What you have to do — Pull every "with" line out of the data below.

Begin Dataset section

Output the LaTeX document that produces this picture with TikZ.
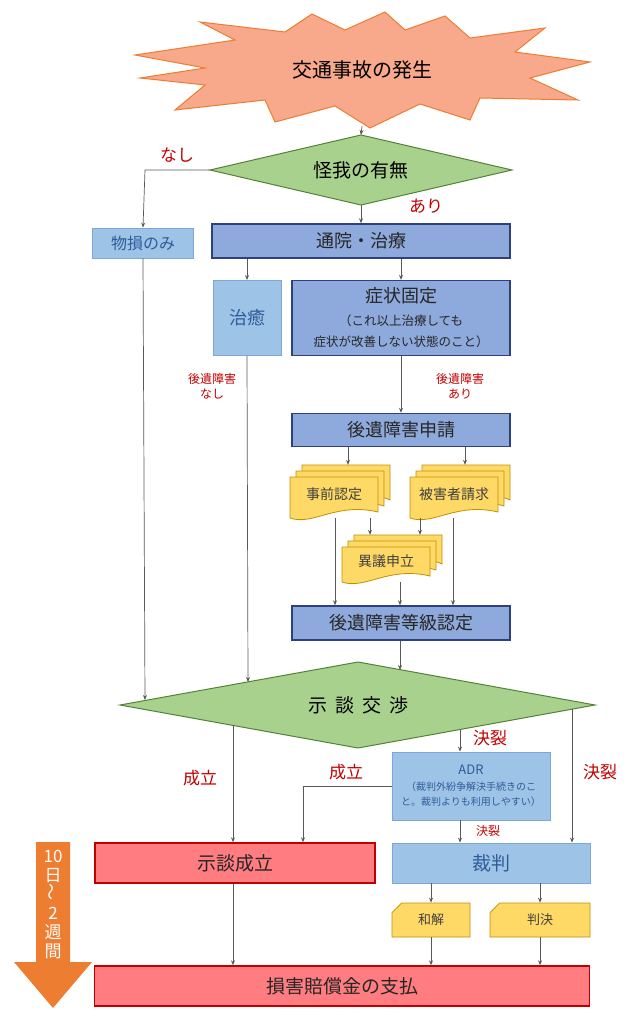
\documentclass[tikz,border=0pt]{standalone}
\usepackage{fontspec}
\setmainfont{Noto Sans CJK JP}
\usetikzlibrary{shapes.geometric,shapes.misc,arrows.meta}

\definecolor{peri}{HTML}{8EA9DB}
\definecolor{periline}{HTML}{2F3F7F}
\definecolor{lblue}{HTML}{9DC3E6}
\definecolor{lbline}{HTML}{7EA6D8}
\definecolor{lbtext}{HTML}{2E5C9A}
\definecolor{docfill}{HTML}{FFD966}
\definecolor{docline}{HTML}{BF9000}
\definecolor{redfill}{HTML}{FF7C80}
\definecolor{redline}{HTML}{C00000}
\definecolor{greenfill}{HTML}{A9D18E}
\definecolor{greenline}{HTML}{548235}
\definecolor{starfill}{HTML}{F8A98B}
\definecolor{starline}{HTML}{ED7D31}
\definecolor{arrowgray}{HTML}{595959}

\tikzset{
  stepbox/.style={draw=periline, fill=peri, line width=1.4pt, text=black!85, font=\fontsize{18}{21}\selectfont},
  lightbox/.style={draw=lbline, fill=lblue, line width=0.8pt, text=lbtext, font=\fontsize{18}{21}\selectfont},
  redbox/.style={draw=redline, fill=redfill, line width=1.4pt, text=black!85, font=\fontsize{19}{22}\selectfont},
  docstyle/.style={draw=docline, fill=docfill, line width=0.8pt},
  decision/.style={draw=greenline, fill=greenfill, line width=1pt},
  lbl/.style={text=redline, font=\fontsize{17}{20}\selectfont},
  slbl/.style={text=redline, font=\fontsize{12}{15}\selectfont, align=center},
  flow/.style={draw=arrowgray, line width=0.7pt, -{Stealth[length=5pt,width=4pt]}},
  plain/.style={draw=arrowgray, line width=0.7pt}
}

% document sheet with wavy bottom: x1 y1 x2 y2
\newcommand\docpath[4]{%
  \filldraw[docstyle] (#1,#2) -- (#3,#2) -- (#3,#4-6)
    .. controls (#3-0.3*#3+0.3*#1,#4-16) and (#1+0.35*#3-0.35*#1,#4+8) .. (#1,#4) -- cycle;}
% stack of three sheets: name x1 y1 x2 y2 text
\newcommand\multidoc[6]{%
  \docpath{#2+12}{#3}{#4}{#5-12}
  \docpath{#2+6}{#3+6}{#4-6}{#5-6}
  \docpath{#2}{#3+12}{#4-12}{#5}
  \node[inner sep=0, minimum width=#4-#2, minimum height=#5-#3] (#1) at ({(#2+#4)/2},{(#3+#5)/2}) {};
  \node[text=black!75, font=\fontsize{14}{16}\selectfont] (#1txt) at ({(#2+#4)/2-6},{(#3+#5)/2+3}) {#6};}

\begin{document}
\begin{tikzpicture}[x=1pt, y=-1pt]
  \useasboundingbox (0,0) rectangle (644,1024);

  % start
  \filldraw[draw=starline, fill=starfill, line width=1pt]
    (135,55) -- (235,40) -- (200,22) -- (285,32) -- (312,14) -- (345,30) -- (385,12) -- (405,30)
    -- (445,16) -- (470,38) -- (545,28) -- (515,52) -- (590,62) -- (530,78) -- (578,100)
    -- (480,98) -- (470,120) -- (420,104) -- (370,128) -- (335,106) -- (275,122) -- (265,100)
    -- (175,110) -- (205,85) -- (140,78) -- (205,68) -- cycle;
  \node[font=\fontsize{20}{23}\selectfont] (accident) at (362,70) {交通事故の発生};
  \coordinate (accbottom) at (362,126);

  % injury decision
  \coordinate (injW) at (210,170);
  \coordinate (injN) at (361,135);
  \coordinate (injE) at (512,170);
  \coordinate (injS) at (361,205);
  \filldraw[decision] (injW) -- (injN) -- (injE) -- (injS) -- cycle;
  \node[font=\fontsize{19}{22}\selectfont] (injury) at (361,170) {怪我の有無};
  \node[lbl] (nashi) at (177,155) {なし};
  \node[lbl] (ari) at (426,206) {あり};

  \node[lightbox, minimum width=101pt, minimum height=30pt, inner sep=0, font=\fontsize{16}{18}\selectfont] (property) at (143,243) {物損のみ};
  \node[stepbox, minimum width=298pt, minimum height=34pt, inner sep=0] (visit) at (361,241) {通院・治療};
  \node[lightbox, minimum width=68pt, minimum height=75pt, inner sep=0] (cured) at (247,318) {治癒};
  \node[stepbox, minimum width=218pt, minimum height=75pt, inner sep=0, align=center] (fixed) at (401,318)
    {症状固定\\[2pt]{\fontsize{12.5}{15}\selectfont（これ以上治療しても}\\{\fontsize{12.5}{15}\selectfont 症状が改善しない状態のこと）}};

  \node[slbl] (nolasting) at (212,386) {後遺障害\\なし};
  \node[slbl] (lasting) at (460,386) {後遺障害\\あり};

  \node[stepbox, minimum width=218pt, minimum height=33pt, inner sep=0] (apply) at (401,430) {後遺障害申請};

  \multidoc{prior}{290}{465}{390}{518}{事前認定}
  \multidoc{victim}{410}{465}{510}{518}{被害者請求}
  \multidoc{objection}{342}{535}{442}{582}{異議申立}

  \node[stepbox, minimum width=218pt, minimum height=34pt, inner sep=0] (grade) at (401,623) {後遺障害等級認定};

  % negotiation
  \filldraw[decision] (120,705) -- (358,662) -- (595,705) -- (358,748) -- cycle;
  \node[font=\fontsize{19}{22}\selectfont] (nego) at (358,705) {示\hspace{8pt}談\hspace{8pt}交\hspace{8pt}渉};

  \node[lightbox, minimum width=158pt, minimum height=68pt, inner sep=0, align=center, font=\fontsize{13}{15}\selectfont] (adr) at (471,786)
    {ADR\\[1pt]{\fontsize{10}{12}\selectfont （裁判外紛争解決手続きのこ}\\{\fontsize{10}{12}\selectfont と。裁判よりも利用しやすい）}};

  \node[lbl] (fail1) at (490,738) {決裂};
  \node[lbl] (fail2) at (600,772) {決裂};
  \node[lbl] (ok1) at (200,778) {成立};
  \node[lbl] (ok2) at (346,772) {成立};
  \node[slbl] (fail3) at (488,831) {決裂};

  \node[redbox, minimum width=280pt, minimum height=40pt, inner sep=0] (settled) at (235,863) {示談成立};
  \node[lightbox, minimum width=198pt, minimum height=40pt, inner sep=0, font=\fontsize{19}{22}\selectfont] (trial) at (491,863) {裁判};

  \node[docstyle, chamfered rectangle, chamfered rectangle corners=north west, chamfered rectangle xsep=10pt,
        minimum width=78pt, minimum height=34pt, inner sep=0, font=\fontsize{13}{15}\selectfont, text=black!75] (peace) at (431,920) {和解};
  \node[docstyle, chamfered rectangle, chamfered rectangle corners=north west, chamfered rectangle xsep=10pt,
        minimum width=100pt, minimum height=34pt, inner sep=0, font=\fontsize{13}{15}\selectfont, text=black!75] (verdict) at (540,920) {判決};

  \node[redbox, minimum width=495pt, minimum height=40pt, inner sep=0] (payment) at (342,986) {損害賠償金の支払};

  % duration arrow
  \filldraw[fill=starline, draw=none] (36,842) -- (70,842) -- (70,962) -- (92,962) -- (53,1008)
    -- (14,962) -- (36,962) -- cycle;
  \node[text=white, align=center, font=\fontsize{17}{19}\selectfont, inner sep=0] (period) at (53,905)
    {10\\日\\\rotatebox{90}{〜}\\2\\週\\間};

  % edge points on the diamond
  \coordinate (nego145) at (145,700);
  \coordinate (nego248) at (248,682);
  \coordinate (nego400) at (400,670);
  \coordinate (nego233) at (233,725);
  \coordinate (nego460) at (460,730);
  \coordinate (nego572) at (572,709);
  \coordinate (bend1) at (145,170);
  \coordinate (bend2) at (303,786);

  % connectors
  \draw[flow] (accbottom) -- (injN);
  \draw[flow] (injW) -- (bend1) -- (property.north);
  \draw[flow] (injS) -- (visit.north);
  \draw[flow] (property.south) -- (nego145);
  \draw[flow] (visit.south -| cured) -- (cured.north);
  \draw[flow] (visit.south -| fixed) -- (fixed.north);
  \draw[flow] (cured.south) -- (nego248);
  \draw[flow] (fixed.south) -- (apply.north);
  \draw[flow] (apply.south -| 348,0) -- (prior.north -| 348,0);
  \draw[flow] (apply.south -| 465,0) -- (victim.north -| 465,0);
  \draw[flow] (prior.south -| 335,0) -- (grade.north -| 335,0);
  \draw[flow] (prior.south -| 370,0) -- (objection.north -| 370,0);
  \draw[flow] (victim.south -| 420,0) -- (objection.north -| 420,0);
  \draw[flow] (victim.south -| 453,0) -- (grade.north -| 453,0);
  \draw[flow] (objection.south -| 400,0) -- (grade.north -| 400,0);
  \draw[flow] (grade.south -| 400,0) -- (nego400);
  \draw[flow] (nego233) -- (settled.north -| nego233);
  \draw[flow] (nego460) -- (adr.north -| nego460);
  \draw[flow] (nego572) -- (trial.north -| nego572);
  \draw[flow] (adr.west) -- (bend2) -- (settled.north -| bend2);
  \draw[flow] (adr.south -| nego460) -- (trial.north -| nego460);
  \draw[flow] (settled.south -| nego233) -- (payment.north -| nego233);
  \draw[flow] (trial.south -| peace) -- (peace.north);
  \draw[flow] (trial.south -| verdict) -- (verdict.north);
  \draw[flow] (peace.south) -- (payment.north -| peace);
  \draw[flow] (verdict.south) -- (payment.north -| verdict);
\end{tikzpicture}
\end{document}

End Dataset section

Output —
Output the LaTeX document that produces this picture with TikZ.
% document sheet with wavy bottom: x1 y1 x2 y2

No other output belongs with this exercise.